EXERCISE TASK:
Reproduce the material that follows, please, but only from its first line to the line containing "var layers = d3.stack().keys(KEYS)(rows);", inclusive.

DATA BLOCK:
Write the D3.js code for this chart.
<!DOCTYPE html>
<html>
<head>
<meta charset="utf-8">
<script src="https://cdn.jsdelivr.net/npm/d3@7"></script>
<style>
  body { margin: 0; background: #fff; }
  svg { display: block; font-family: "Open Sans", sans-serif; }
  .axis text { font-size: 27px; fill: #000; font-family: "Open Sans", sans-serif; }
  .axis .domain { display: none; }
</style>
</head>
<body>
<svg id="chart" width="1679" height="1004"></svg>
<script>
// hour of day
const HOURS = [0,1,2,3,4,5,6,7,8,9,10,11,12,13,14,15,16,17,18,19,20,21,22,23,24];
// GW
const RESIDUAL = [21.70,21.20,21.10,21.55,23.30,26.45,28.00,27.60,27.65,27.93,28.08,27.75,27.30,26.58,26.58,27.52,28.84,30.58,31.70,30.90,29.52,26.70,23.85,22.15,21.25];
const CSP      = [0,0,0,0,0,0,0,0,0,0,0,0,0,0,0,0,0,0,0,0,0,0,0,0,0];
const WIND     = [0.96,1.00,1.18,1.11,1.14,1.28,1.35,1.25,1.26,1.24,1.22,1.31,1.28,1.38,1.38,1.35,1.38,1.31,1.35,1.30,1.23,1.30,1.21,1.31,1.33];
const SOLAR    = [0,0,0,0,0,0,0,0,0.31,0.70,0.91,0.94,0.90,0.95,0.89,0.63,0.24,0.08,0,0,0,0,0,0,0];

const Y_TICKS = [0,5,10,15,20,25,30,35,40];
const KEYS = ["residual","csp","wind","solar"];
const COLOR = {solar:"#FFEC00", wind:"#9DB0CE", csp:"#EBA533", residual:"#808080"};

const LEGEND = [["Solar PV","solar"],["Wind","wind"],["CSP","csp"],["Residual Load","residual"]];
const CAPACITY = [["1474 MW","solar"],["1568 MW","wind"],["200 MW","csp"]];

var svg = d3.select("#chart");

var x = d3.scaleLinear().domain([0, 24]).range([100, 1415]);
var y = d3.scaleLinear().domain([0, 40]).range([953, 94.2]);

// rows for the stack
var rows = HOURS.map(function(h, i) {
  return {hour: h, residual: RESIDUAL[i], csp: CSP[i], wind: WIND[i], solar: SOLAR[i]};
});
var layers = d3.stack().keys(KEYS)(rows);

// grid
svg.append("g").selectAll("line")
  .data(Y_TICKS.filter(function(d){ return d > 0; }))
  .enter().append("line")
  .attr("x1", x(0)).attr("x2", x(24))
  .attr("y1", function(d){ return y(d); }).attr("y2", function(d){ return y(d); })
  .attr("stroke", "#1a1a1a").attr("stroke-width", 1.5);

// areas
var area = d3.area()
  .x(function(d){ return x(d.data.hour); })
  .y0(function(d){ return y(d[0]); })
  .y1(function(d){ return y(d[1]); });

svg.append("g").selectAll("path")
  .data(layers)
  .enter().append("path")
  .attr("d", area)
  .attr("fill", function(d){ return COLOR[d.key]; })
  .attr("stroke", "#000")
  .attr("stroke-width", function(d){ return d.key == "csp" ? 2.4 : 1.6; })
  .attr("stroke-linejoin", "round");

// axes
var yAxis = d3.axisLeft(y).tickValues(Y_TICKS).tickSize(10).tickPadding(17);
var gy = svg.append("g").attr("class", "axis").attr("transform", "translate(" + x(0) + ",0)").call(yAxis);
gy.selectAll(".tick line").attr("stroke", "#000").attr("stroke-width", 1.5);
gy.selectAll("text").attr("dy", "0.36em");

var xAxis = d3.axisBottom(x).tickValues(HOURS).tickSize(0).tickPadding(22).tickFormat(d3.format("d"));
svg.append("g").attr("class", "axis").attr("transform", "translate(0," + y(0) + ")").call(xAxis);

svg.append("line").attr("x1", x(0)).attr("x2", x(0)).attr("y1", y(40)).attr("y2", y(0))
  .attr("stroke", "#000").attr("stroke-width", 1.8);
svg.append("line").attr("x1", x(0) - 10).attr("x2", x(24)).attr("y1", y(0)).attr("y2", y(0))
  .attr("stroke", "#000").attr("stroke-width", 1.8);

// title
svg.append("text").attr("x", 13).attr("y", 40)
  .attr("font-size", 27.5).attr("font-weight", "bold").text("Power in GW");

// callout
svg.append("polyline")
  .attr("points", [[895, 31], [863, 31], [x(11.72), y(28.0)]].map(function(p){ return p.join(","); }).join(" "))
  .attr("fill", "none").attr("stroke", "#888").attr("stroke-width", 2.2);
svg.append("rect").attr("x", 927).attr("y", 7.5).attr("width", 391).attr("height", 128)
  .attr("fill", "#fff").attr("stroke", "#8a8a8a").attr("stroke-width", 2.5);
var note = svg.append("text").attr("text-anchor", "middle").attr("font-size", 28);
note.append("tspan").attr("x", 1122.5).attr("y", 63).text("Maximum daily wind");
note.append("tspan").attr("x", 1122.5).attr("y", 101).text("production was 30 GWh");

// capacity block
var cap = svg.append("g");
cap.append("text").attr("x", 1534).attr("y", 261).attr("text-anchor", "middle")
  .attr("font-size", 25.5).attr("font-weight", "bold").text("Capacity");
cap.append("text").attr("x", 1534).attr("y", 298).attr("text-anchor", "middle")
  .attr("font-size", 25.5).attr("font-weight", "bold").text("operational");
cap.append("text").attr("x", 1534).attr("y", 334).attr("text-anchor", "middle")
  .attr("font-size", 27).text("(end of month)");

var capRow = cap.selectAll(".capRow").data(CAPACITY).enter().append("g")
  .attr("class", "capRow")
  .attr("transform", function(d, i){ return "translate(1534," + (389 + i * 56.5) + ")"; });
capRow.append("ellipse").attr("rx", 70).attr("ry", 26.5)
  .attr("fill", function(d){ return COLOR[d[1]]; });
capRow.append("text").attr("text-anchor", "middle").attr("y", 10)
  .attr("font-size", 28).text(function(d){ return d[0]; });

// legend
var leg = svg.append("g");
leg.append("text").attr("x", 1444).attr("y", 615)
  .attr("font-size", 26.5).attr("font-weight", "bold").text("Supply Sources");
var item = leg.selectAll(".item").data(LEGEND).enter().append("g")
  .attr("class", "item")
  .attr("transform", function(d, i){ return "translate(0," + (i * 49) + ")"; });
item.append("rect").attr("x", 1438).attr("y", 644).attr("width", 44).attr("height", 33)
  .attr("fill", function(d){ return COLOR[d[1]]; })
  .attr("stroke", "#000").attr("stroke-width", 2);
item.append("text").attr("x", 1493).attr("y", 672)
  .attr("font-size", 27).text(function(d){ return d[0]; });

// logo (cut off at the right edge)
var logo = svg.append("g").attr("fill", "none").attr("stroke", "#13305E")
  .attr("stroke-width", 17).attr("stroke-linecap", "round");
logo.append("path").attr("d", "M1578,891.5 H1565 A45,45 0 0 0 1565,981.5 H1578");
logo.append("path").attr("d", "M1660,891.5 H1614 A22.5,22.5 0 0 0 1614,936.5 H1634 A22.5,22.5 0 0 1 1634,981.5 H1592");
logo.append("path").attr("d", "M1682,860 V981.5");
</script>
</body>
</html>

RESPONSE FOR THIS EXERCISE:
Write the D3.js code for this chart.
<!DOCTYPE html>
<html>
<head>
<meta charset="utf-8">
<script src="https://cdn.jsdelivr.net/npm/d3@7"></script>
<style>
  body { margin: 0; background: #fff; }
  svg { display: block; font-family: "Open Sans", sans-serif; }
  .axis text { font-size: 27px; fill: #000; font-family: "Open Sans", sans-serif; }
  .axis .domain { display: none; }
</style>
</head>
<body>
<svg id="chart" width="1679" height="1004"></svg>
<script>
// hour of day
const HOURS = [0,1,2,3,4,5,6,7,8,9,10,11,12,13,14,15,16,17,18,19,20,21,22,23,24];
// GW
const RESIDUAL = [21.70,21.20,21.10,21.55,23.30,26.45,28.00,27.60,27.65,27.93,28.08,27.75,27.30,26.58,26.58,27.52,28.84,30.58,31.70,30.90,29.52,26.70,23.85,22.15,21.25];
const CSP      = [0,0,0,0,0,0,0,0,0,0,0,0,0,0,0,0,0,0,0,0,0,0,0,0,0];
const WIND     = [0.96,1.00,1.18,1.11,1.14,1.28,1.35,1.25,1.26,1.24,1.22,1.31,1.28,1.38,1.38,1.35,1.38,1.31,1.35,1.30,1.23,1.30,1.21,1.31,1.33];
const SOLAR    = [0,0,0,0,0,0,0,0,0.31,0.70,0.91,0.94,0.90,0.95,0.89,0.63,0.24,0.08,0,0,0,0,0,0,0];

const Y_TICKS = [0,5,10,15,20,25,30,35,40];
const KEYS = ["residual","csp","wind","solar"];
const COLOR = {solar:"#FFEC00", wind:"#9DB0CE", csp:"#EBA533", residual:"#808080"};

const LEGEND = [["Solar PV","solar"],["Wind","wind"],["CSP","csp"],["Residual Load","residual"]];
const CAPACITY = [["1474 MW","solar"],["1568 MW","wind"],["200 MW","csp"]];

var svg = d3.select("#chart");

var x = d3.scaleLinear().domain([0, 24]).range([100, 1415]);
var y = d3.scaleLinear().domain([0, 40]).range([953, 94.2]);

// rows for the stack
var rows = HOURS.map(function(h, i) {
  return {hour: h, residual: RESIDUAL[i], csp: CSP[i], wind: WIND[i], solar: SOLAR[i]};
});
var layers = d3.stack().keys(KEYS)(rows);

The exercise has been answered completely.